Я чувствовала руки хирурга у меня в подреберье.
— Та-ак, ножки у меня… Тяну… тяну… есть! — восклицает он и весело заключает: — Вот и наш здоровенький мальчишка!
Пауза, короткий миг тишины и — крик, от которого тает материнское сердце.
Врачи из отделения детской интенсивной терапии взвешивают, обмеривают малыша и уходят со своими тележками, инструментами, инкубатором, в другую родильную палату, к другой женщине, к другому младенцу. Здесь они больше не нужны. Нашего сына вручают Тому, и тот стоит с полным смятением на лице. Самюэль Квинси удивленно разглядывает своего отца.

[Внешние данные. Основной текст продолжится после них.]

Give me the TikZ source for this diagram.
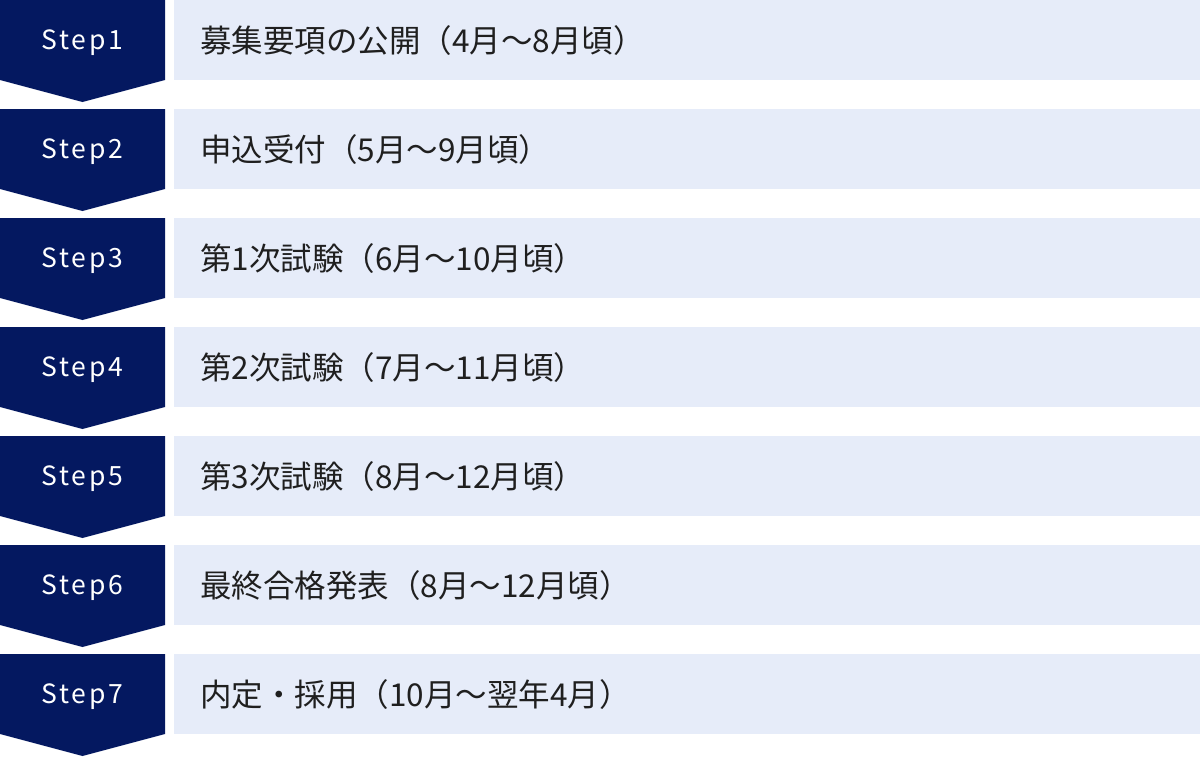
\documentclass[tikz,border=0pt]{standalone}
\usepackage{fontspec}
\usepackage{tikz}
\newfontfamily\jpfont{Noto Sans CJK JP}
\newfontfamily\stepfont[LetterSpace=10]{Noto Sans CJK JP}
\definecolor{stepblue}{RGB}{4,24,96}
\definecolor{rowblue}{RGB}{230,236,249}
\tikzset{
  steptext/.style={anchor=base, text=white, inner sep=0pt, font=\stepfont\fontsize{26.5}{26.5}\selectfont},
  rowtext/.style={anchor=base west, text=black!88, inner sep=0pt, font=\jpfont\fontsize{31.5}{31.5}\selectfont}
}
\begin{document}
\begin{tikzpicture}[x=1pt,y=-1pt]
   \useasboundingbox (0,0) rectangle (1200,756);

   \fill[stepblue] (0,0*109) -- (165,0*109) -- (165,0*109+80) -- (82.5,0*109+102) -- (0,0*109+80) -- cycle;
   \fill[rowblue] (174,0*109) rectangle (1200,0*109+80);
   \node[steptext] (step1) at (82.5,0*109+49.5) {Step1};
   \node[rowtext] (row1) at (200,0*109+52) {募集要項の公開（4月～8月頃）};

   \fill[stepblue] (0,1*109) -- (165,1*109) -- (165,1*109+80) -- (82.5,1*109+102) -- (0,1*109+80) -- cycle;
   \fill[rowblue] (174,1*109) rectangle (1200,1*109+80);
   \node[steptext] (step2) at (82.5,1*109+49.5) {Step2};
   \node[rowtext] (row2) at (200,1*109+52) {申込受付（5月～9月頃）};

   \fill[stepblue] (0,2*109) -- (165,2*109) -- (165,2*109+80) -- (82.5,2*109+102) -- (0,2*109+80) -- cycle;
   \fill[rowblue] (174,2*109) rectangle (1200,2*109+80);
   \node[steptext] (step3) at (82.5,2*109+49.5) {Step3};
   \node[rowtext] (row3) at (200,2*109+52) {第1次試験（6月～10月頃）};

   \fill[stepblue] (0,3*109) -- (165,3*109) -- (165,3*109+80) -- (82.5,3*109+102) -- (0,3*109+80) -- cycle;
   \fill[rowblue] (174,3*109) rectangle (1200,3*109+80);
   \node[steptext] (step4) at (82.5,3*109+49.5) {Step4};
   \node[rowtext] (row4) at (200,3*109+52) {第2次試験（7月～11月頃）};

   \fill[stepblue] (0,4*109) -- (165,4*109) -- (165,4*109+80) -- (82.5,4*109+102) -- (0,4*109+80) -- cycle;
   \fill[rowblue] (174,4*109) rectangle (1200,4*109+80);
   \node[steptext] (step5) at (82.5,4*109+49.5) {Step5};
   \node[rowtext] (row5) at (200,4*109+52) {第3次試験（8月～12月頃）};

   \fill[stepblue] (0,5*109) -- (165,5*109) -- (165,5*109+80) -- (82.5,5*109+102) -- (0,5*109+80) -- cycle;
   \fill[rowblue] (174,5*109) rectangle (1200,5*109+80);
   \node[steptext] (step6) at (82.5,5*109+49.5) {Step6};
   \node[rowtext] (row6) at (200,5*109+52) {最終合格発表（8月～12月頃）};

   \fill[stepblue] (0,6*109) -- (165,6*109) -- (165,6*109+80) -- (82.5,6*109+102) -- (0,6*109+80) -- cycle;
   \fill[rowblue] (174,6*109) rectangle (1200,6*109+80);
   \node[steptext] (step7) at (82.5,6*109+49.5) {Step7};
   \node[rowtext] (row7) at (200,6*109+52) {内定・採用（10月～翌年4月）};
\end{tikzpicture}
\end{document}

Все двадцать минут, что хирург штопает меня, наша троица глазеет друг на друга. Мы с Томом прикидываем, на кого из бабушек-дедушек он похож, а сын помалкивает.
Никаких видимых нарушений, говорят нам, хотя при весе в три триста он мог бы быть и подлиннее. Но ребенок здоровый, кричит громко и требовательно. «А я что говорила, этот парень еще задаст вам жару!» — ухмыляется доктор Вейнберг, заглянув проведать нас несколько часов спустя. Она гладит пальцем детский лобик, мы вежливо благодарим, но в этой палате она явно лишняя, воспоминание о другом мире, другой жизни, от которой нас уже отделяет целый океан.